Challenge ::
Keep only those lines of the records that include the string "with".

───── Data shown ─────

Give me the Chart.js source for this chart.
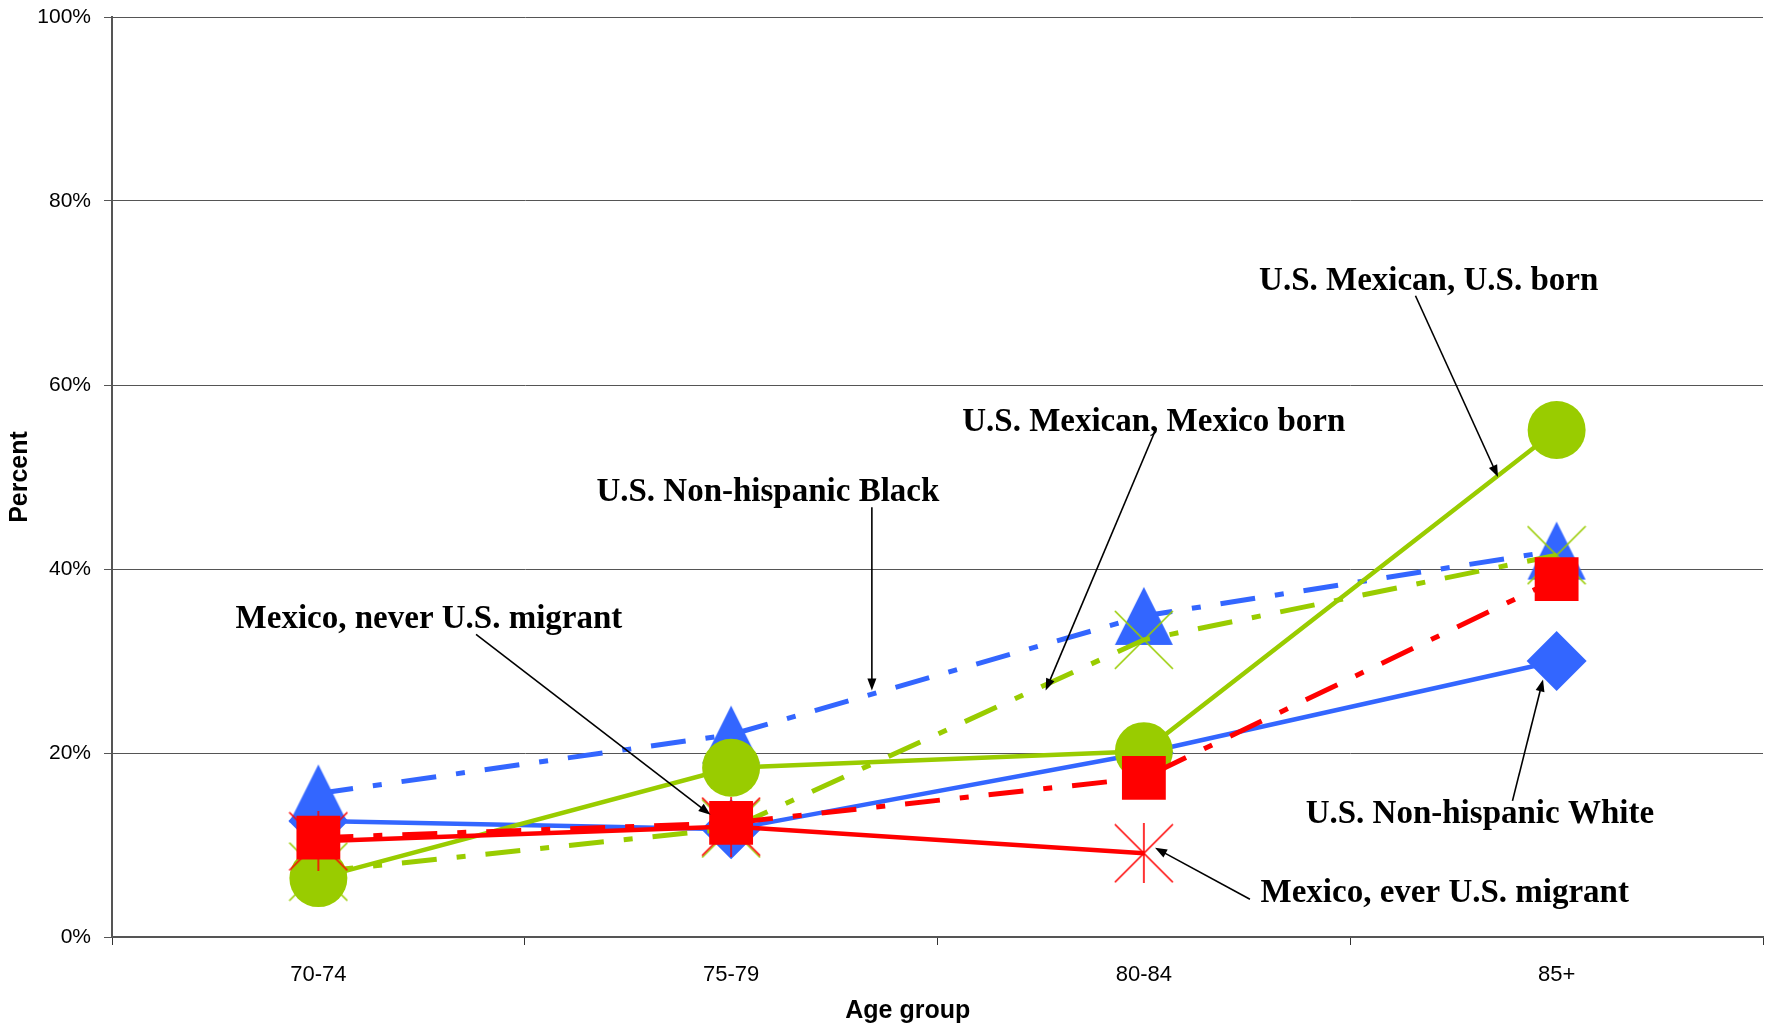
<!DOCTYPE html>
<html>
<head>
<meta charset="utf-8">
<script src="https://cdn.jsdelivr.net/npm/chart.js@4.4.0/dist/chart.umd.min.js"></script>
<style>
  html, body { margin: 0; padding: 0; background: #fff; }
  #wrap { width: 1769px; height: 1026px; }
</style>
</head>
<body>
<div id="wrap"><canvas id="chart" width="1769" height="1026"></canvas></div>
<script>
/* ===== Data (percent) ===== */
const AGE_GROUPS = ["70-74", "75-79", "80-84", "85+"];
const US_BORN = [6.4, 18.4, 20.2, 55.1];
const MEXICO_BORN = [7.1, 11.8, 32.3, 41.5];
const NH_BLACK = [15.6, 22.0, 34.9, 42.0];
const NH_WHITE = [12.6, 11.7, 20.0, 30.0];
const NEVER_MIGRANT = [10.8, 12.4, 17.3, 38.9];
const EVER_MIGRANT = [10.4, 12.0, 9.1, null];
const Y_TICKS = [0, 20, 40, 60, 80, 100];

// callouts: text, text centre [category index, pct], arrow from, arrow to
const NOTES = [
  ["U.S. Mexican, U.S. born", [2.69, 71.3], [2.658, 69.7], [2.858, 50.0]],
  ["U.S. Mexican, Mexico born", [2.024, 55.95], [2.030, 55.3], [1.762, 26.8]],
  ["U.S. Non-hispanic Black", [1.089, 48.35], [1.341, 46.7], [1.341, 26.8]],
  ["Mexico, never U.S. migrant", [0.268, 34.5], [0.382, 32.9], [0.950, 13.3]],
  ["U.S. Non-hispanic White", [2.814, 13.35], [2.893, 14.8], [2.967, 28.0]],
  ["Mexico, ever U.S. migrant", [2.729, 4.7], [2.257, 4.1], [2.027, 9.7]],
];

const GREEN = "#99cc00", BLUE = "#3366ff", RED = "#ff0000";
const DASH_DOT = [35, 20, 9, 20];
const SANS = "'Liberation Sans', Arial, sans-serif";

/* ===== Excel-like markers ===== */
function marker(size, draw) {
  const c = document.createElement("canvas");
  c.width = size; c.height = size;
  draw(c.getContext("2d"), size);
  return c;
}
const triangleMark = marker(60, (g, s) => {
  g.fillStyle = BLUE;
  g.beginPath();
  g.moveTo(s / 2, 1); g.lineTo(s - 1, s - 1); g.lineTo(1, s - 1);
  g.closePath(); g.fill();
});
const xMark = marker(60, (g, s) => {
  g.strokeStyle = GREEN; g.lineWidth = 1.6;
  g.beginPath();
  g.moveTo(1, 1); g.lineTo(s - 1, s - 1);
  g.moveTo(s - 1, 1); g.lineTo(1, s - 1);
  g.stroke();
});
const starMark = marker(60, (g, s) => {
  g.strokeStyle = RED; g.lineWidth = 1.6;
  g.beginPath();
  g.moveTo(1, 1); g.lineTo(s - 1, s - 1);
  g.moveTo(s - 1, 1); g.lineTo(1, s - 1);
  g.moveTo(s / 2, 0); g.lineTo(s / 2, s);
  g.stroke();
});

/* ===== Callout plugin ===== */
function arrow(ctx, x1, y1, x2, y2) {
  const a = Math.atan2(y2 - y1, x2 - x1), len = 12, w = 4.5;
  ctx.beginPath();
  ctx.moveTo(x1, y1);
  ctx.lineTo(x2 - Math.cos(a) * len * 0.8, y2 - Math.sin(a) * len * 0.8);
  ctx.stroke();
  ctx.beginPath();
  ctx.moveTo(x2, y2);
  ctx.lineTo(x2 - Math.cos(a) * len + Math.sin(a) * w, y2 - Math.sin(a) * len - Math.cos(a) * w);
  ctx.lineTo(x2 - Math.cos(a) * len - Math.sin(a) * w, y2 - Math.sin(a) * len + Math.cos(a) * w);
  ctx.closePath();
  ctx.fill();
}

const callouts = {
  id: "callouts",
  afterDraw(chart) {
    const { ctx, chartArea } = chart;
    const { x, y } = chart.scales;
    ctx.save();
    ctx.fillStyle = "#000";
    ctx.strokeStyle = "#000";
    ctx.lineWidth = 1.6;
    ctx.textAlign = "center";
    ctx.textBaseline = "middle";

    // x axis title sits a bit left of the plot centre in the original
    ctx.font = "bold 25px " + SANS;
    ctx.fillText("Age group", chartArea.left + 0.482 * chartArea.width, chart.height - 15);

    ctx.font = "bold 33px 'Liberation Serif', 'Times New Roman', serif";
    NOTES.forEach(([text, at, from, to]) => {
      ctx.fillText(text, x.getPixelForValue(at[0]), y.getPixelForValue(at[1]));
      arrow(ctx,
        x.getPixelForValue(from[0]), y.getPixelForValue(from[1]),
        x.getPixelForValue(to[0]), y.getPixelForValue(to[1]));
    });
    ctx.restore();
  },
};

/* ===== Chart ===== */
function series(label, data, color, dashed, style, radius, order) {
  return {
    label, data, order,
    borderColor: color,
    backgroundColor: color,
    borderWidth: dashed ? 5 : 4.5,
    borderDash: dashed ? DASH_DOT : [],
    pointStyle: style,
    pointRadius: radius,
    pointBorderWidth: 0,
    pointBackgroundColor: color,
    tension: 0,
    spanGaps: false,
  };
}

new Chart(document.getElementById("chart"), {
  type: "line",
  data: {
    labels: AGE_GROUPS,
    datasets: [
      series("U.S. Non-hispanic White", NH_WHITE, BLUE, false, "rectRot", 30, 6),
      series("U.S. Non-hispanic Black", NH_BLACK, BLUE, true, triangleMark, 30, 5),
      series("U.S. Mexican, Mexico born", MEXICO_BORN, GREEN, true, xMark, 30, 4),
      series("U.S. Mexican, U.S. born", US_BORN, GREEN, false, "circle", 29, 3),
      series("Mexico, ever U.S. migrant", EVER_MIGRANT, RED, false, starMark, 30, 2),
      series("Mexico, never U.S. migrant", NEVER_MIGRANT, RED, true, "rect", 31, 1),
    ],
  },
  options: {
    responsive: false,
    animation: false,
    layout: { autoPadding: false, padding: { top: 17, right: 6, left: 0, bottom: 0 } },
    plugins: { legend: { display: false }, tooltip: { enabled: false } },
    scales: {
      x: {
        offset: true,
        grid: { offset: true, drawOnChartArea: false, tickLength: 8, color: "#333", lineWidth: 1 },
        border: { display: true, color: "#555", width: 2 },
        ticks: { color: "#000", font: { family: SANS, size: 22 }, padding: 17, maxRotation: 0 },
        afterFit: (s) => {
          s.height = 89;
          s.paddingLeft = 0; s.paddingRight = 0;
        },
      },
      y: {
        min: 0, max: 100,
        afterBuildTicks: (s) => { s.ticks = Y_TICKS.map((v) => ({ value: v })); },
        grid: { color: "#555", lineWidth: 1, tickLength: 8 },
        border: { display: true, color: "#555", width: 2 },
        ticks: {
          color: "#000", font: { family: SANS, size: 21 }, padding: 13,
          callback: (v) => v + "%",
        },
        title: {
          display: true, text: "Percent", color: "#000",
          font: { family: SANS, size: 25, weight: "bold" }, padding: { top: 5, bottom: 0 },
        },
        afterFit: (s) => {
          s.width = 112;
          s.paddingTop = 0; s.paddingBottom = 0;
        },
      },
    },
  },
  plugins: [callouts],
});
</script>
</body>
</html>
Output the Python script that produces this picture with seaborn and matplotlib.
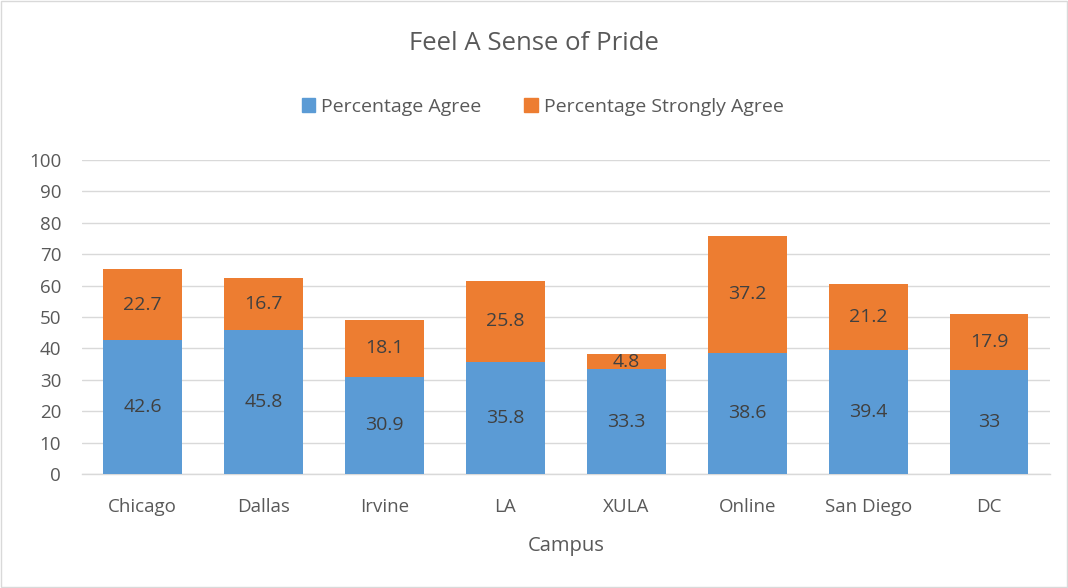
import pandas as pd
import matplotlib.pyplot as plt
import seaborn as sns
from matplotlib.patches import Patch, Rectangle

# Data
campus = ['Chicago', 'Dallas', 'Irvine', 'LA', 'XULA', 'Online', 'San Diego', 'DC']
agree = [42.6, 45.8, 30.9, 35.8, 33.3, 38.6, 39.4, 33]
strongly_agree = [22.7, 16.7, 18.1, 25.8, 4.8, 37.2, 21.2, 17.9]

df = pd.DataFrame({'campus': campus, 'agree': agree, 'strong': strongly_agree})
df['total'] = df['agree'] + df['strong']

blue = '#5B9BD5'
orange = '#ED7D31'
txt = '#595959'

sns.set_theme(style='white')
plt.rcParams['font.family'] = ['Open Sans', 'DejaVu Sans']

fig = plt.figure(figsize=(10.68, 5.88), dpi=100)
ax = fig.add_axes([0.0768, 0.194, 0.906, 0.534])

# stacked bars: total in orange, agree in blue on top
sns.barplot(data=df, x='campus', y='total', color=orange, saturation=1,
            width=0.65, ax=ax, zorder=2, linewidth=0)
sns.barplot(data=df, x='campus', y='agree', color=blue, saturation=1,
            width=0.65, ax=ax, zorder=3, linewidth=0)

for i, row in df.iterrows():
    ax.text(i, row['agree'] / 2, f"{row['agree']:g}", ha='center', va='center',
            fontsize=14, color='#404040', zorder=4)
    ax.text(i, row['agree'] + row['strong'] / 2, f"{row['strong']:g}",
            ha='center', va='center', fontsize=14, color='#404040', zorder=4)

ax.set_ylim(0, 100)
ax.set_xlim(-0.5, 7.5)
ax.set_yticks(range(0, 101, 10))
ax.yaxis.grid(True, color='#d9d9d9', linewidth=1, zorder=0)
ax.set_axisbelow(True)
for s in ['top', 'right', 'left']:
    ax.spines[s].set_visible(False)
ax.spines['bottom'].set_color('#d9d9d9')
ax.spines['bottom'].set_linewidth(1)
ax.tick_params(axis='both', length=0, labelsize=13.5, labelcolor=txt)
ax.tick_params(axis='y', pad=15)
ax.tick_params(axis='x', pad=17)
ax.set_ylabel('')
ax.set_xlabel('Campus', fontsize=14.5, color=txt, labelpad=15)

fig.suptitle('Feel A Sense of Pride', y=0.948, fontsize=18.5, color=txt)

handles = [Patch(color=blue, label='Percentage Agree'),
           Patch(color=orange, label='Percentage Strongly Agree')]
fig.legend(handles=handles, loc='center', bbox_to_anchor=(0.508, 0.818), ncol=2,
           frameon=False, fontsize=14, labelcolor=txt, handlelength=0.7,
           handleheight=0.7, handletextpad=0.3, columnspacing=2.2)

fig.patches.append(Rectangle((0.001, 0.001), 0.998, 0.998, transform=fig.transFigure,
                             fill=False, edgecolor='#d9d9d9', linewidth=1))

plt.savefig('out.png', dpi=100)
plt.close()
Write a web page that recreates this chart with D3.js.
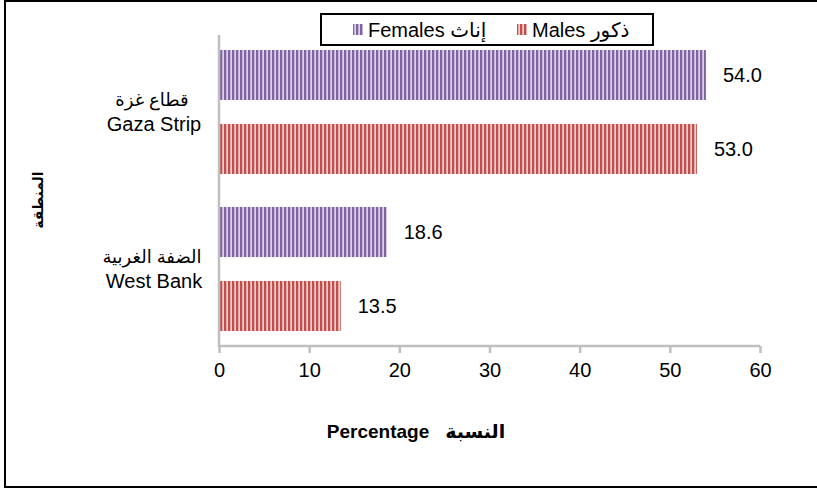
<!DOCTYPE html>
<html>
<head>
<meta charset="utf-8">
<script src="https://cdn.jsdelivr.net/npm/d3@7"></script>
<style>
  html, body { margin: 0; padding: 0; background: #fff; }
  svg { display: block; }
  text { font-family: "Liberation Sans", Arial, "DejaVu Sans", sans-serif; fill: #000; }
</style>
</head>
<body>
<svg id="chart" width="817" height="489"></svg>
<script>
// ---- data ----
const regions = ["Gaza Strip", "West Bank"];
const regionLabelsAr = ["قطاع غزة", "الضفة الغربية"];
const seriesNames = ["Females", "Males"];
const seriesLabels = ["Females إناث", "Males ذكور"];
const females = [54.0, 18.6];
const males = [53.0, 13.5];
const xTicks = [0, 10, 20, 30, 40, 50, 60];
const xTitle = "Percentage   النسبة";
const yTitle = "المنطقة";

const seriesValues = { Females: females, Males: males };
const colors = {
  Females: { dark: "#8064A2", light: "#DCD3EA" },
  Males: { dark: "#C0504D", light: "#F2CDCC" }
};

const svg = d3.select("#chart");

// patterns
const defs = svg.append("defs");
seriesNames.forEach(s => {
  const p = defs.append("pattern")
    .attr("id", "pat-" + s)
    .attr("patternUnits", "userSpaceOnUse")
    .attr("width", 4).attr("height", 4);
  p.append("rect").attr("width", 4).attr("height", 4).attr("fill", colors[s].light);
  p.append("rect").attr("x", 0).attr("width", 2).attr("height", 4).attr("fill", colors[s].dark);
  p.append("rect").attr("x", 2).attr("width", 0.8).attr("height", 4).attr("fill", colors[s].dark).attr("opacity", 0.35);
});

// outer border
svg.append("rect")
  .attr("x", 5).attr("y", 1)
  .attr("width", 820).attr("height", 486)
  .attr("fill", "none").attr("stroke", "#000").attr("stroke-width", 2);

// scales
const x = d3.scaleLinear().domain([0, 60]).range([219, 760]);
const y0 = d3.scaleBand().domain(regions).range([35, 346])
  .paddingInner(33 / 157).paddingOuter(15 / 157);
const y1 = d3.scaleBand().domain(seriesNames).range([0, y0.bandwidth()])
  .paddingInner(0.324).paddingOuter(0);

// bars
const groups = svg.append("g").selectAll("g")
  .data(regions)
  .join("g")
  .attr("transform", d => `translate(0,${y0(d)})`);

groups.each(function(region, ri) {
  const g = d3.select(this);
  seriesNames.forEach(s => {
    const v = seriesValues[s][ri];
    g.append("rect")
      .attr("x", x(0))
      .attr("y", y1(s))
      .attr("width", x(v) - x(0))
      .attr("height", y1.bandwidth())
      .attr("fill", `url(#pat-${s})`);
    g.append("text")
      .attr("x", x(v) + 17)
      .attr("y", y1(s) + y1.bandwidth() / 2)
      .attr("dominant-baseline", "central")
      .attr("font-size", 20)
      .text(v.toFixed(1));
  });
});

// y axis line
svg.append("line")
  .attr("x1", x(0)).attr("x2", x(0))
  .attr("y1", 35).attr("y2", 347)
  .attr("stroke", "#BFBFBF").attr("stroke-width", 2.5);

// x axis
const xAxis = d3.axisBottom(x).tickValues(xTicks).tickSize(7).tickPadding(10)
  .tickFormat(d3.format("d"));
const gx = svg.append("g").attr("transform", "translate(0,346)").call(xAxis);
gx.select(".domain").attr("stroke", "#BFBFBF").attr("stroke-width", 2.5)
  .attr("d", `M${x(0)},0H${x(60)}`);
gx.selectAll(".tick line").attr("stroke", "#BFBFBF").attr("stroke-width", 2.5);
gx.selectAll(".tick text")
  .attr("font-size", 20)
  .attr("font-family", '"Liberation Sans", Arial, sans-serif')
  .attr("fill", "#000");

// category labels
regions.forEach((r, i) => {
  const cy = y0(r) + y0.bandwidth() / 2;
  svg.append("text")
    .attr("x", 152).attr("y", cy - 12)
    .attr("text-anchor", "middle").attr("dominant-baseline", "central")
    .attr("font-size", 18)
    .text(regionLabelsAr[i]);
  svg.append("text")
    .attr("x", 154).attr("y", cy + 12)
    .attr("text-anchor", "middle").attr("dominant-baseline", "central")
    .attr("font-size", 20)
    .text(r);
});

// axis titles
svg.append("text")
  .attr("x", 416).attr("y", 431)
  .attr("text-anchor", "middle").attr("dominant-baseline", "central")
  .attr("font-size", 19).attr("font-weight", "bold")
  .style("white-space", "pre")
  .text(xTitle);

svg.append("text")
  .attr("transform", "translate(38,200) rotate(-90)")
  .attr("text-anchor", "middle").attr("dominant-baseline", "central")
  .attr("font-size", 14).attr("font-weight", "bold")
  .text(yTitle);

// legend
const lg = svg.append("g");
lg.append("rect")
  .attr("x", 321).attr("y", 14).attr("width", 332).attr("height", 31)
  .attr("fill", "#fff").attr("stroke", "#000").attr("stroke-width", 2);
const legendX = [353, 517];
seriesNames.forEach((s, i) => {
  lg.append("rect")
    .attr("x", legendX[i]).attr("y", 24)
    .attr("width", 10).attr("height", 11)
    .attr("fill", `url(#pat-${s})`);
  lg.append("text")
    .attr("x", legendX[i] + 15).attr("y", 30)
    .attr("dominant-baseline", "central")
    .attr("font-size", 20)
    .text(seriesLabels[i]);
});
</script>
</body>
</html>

─────

Output of the exercise ::
Output the Python script that produces this picture with seaborn and matplotlib.
Write a web page that recreates this chart with D3.js.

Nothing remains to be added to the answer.